Kannst Du Dir eine Welt ohne sie vorstellen? Absolut unmöglich. Sie waren so unglaublich gut. Ich habe gerade heute die alten Demos aus der "Beatles Anthology" gehört, das ist schon fast unfair, wie großartig sie waren, die pure Magie.

Von alten Demos zu neuer Musik – "Death By Rock And Roll" heißt das aktuelle Album Ihrer Band The Pretty Reckless. Was hat es mit dem Titel auf sich?
Wir haben in den letzten Jahren viele Verluste erlebt, unter anderem ist unser Produzent Kato Khandwala bei einem Motorradunfall ums Leben gekommen. Kato war mein bester Freund, "Tod durch Rock’n’Roll" war eine Catchphrase von ihm, unser Band-Ethos. Es bedeutet, dass du das Leben auf deine Art leben sollst. Lass’ dir keinen Scheiß erzählen. Rock’n’Roll, bis ich sterbe! Das ist meine Art der Freiheit. Damit ist weniger der Tod gemeint, vielmehr ist es der Schlachtruf, das Leben zu feiern.

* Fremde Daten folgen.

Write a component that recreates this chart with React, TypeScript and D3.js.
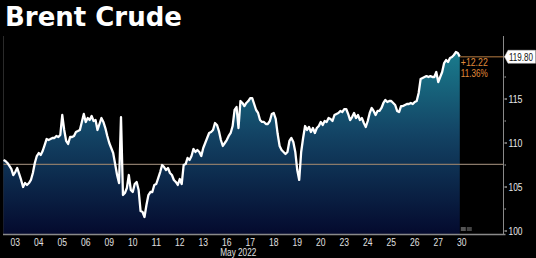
import React from "react";
import * as d3 from "d3";

const TITLE = "Brent Crude";
const DAY_LABELS = ["03", "04", "05", "06", "09", "10", "11", "12", "13", "16", "17", "18", "19", "20", "23", "24", "25", "26", "27", "30"];
const MONTH_LABEL = "May 2022";
const SAMPLES_PER_DAY = 12;
const Y_TICKS = [100, 105, 110, 115];
const Y_MINOR = [102.5, 107.5, 112.5, 117.5];
const PREV_CLOSE = 107.58;
const LAST_LABEL = "119.80";
const CHANGE_LABEL = "+12.22";
const PCT_LABEL = "11.36%";

// intraday prices, 12 samples per trading day
const prices: number[] = [
  108.07, 107.95, 107.73, 107.39, 107.05, 106.36, 106.70, 107.16, 106.48, 105.80, 105.00, 105.45,
  105.23, 105.45, 105.80, 106.59, 107.73, 108.52, 108.86, 108.64, 109.09, 109.77, 110.45, 110.34,
  110.45, 110.57, 110.57, 110.80, 110.68, 110.91, 113.18, 111.48, 110.23, 109.89, 110.68, 110.68,
  110.80, 111.25, 111.36, 111.48, 112.39, 113.30, 112.39, 112.84, 112.61, 113.07, 112.50, 112.61,
  111.48, 112.16, 112.84, 112.39, 111.70, 110.80, 110.00, 109.43, 108.86, 107.61, 106.36, 105.45,
  112.95, 104.09, 104.32, 104.89, 106.36, 104.66, 104.43, 105.34, 105.57, 104.66, 102.27, 102.16,
  101.59, 102.95, 104.09, 104.43, 104.43, 105.23, 105.34, 106.02, 106.70, 107.50, 107.27, 106.93,
  107.16, 106.59, 106.36, 105.80, 105.57, 105.23, 105.91, 105.34, 107.50, 107.61, 108.30, 108.07,
  108.52, 109.32, 108.98, 109.20, 108.98, 108.52, 109.43, 110.00, 110.57, 111.14, 111.25, 111.48,
  112.27, 112.05, 111.36, 110.34, 109.66, 110.00, 110.34, 110.80, 111.14, 111.93, 113.75, 114.09,
  111.70, 114.77, 114.55, 114.20, 114.55, 114.77, 115.11, 115.11, 114.43, 113.75, 113.41, 112.61,
  112.39, 112.39, 112.16, 112.16, 112.50, 113.30, 113.41, 112.73, 111.02, 109.66, 109.20, 108.98,
  108.75, 108.98, 110.23, 110.57, 110.11, 108.98, 106.93, 105.80, 108.98, 110.57, 111.93, 111.48,
  111.82, 111.25, 111.70, 111.14, 111.70, 111.93, 112.39, 112.05, 112.50, 112.39, 112.84, 112.73,
  112.50, 113.18, 113.30, 113.41, 113.64, 113.52, 113.86, 113.86, 113.30, 112.61, 112.95, 113.41,
  112.84, 113.18, 112.61, 112.84, 112.27, 111.82, 112.50, 113.41, 113.98, 113.64, 113.18, 113.64,
  113.64, 113.98, 114.55, 114.89, 114.66, 114.77, 114.77, 114.55, 114.32, 113.64, 113.52, 114.20,
  114.20, 114.32, 114.43, 114.43, 114.55, 114.43, 114.66, 114.77, 115.68, 117.27, 117.39, 117.50,
  117.61, 117.50, 117.61, 117.50, 117.50, 118.07, 116.93, 117.50, 118.07, 119.09, 119.43, 119.20,
  119.66, 119.77, 120.00, 120.34, 120.23, 119.80,
];

const W = 536;
const H = 258;
const PLOT_LEFT = 3.5;
const PLOT_RIGHT = 503.5;
const PLOT_TOP = 36;
const PLOT_BOTTOM = 234;
const LABEL_FONT = "'Liberation Sans', Arial, sans-serif";

export default function App() {
  const x = d3
    .scaleLinear()
    .domain([0, DAY_LABELS.length * SAMPLES_PER_DAY])
    .range([PLOT_LEFT, PLOT_LEFT + 23.5 * DAY_LABELS.length]);
  const y = d3.scaleLinear().domain([100, 120]).range([231, 55]);

  const area = d3
    .area<number>()
    .x((_, i) => x(i))
    .y0(PLOT_BOTTOM)
    .y1((d) => y(d));
  const line = d3
    .line<number>()
    .x((_, i) => x(i))
    .y((d) => y(d));

  const lastIdx = prices.length - 1;
  const lastX = x(lastIdx);
  const lastY = y(prices[lastIdx]);

  const dayX = (k: number) => x((k + 0.5) * SAMPLES_PER_DAY);
  const idx17 = DAY_LABELS.indexOf("17");

  return (
    <div style={{ position: "fixed", left: 0, top: 0, width: W, height: H, background: "#000" }}>
      <svg width={W} height={H} style={{ display: "block" }}>
        <defs>
          <linearGradient id="areaGrad" gradientUnits="userSpaceOnUse" x1="0" y1="50" x2="0" y2={PLOT_BOTTOM}>
            <stop offset="0%" stopColor="#1a7d8e" />
            <stop offset="45%" stopColor="#134465" />
            <stop offset="100%" stopColor="#040a2e" />
          </linearGradient>
        </defs>
        <rect x={0} y={0} width={W} height={H} fill="#000" />
        <text x={5} y={26} fill="#fff" fontFamily="'DejaVu Sans', Verdana, sans-serif" fontWeight="bold" fontSize={26}>
          {TITLE}
        </text>

        {/* left border */}
        <line x1={PLOT_LEFT} x2={PLOT_LEFT} y1={PLOT_TOP} y2={PLOT_BOTTOM} stroke="#2a2a2a" strokeWidth={1} />

        <path d={area(prices) || ""} fill="url(#areaGrad)" />

        {/* previous close reference line */}
        <line x1={PLOT_LEFT} x2={PLOT_RIGHT} y1={y(PREV_CLOSE)} y2={y(PREV_CLOSE)} stroke="#8a7a6a" strokeWidth={1.2} />

        <path d={line(prices) || ""} fill="none" stroke="#fff" strokeWidth={2.3} strokeLinejoin="round" />

        {/* last value leader */}
        <line x1={lastX} x2={PLOT_RIGHT + 2} y1={lastY} y2={lastY} stroke="#7a532c" strokeWidth={1.5} />
        <text x={lastX + 1} y={lastY + 9} fill="#e08b3a" fontFamily={LABEL_FONT} fontSize={10} textLength={27} lengthAdjust="spacingAndGlyphs">
          {CHANGE_LABEL}
        </text>
        <text x={lastX + 1} y={lastY + 20} fill="#e08b3a" fontFamily={LABEL_FONT} fontSize={10} textLength={27} lengthAdjust="spacingAndGlyphs">
          {PCT_LABEL}
        </text>

        {/* right axis */}
        <line x1={PLOT_RIGHT} x2={PLOT_RIGHT} y1={PLOT_TOP} y2={PLOT_BOTTOM} stroke="#8a8a8a" strokeWidth={1} />
        {Y_TICKS.map((t) => (
          <g key={t}>
            <line x1={PLOT_RIGHT + 1} x2={PLOT_RIGHT + 3.5} y1={y(t)} y2={y(t)} stroke="#ddd" strokeWidth={1} />
            <text x={PLOT_RIGHT + 5} y={y(t) + 3.5} fill="#e8e8e8" fontFamily={LABEL_FONT} fontSize={10.5} textLength={14} lengthAdjust="spacingAndGlyphs">
              {t}
            </text>
          </g>
        ))}
        {Y_MINOR.map((t) => (
          <line key={t} x1={PLOT_RIGHT + 1} x2={PLOT_RIGHT + 2.5} y1={y(t)} y2={y(t)} stroke="#aaa" strokeWidth={1} />
        ))}

        {/* last value badge */}
        <path
          d={`M${PLOT_RIGHT + 1},${lastY} L${PLOT_RIGHT + 4.5},${lastY - 6.5} L${W - 0.5},${lastY - 6.5} L${W - 0.5},${lastY + 6.5} L${PLOT_RIGHT + 4.5},${lastY + 6.5} Z`}
          fill="#fff"
          stroke="#ccc"
          strokeWidth={0.5}
        />
        <text
          x={PLOT_RIGHT + 5.5}
          y={lastY + 3.8}
          fill="#111"
          fontFamily={LABEL_FONT}
          fontSize={10.5}
          textLength={24}
          lengthAdjust="spacingAndGlyphs"
        >
          {LAST_LABEL}
        </text>

        {/* small icon */}
        <rect x={x(lastIdx) + 1} y={227} width={5} height={4} fill="#555" />
        <rect x={x(lastIdx) + 7} y={227} width={5} height={4} fill="#444" />

        {/* bottom axis */}
        <line x1={PLOT_LEFT - 0.5} x2={PLOT_RIGHT + 2} y1={PLOT_BOTTOM + 0.5} y2={PLOT_BOTTOM + 0.5} stroke="#8a8a8a" strokeWidth={1.5} />
        {DAY_LABELS.map((lab, k) => (
          <text
            key={lab}
            x={dayX(k)}
            y={245.5}
            textAnchor="middle"
            fill="#e0e0e0"
            fontFamily={LABEL_FONT}
            fontSize={10}
            textLength={9.5}
            lengthAdjust="spacingAndGlyphs"
          >
            {lab}
          </text>
        ))}
        <text
          x={dayX(idx17) - 12}
          y={256}
          textAnchor="middle"
          fill="#e0e0e0"
          fontFamily={LABEL_FONT}
          fontSize={10}
          textLength={36}
          lengthAdjust="spacingAndGlyphs"
        >
          {MONTH_LABEL}
        </text>
      </svg>
    </div>
  );
}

Sie sind jetzt 27, in der Musikwelt ein zuweilen tragisches Alter.
Ich habe auch eine sehr dunkle Phase durchlebt, ich hatte Depressionen, nahm Drogen. Eine Zeitlang war ich nicht sicher, ob ich überhaupt 27 Jahre alt werden würde. Ich entschied mich aber fürs Leben. Das mag erneut wie ein Klischee klingen, aber Rock’n’Roll rettete mir das Leben. Ich kann stolz von mir behaupten: Hey, ich habe es bis zur 27 geschafft, jetzt geht es Richtung 28. Ich fühle mich da auf einem sehr guten Weg.

Auf dem Plattencover sind Sie völlig nackt zu sehen.
Artwork ist immer ein großes Thema. Bei diesem Foto geht es darum: Du kommst nackt auf die Welt, mit nichts als deiner Seele, und du gehst nackt von dieser Welt. Diese Reinheit drückt das Bild für mich aus, es sollte auf keinen Fall schockieren.

Ein Song ist mit Kim Thayil und Matt Cameron von Soundgarden entstanden.
Neben den Beatles meine absolute Lieblingsband. Mit The Pretty Reckless haben wir bei ihrer letzten Tour als Supportband gespielt. Wir waren in Detroit dabei, in jener Nacht, als Chris Cornell starb. Das war eine Tragödie, für die ich keine Worte habe. Die Freundschaft zu Matt und Kim hat bis heute so eine Tiefe. Sie bei diesem Album dabei zu haben, ist etwas ganz, ganz Besonderes für mich. Eine überwältigende, sehr emotionale Erfahrung.

Ein ganz schön langer Weg vom Kinderstar, von Cindy Lou Who mit ihren niedlichen Zöpfen, bis zum Rock’n’Roll von heute.
Weihnachten ist immer komisch für mich, weil "The Grinch" dann überall läuft. Aber je älter ich werde, desto mehr mache ich meinen Frieden damit. Zudem war es mein allererster Studioaufenthalt. Ich setzte mir die riesigen Kopfhörer auf, sang ins Mikro und verliebte mich in die Musik. Damit fing alles an.

Foto: Indira Cesarine


The Pretty Reckless
Death By Rock And Roll

Century Media

Fazit
Mit dem Titelsong als erster Single-Auskopplung zeichnete es sich bereits ab: Die Trauer über den Tod ihres langjährigen Produzenten Kato Khandwala haben The Pretty Reckless in schiere Energie umgewandelt. "Death By Rock And Roll" bedeutete ihre fünfte Nummer 1-Single in den USA. Die Band aus New York City ist damit die erste Rockband mit einer Frau am Gesang, der das gelungen ist. Auf Länge bietet das vierte Studioalbum seit 2010 die ganze Skala an Hardrock-Emotionen. Balladeskes Drama wie "25", schwere Groover vom Schlage "Witches Burn", dazu zwei tolle Kollaborationen: "And So It Went" mit Tom Morello (Rage Against The Machine) und "Only Love Can Save Me Now" mit Kim Thayil und Matt Cameron als grandioser Soundgarden-Tribute.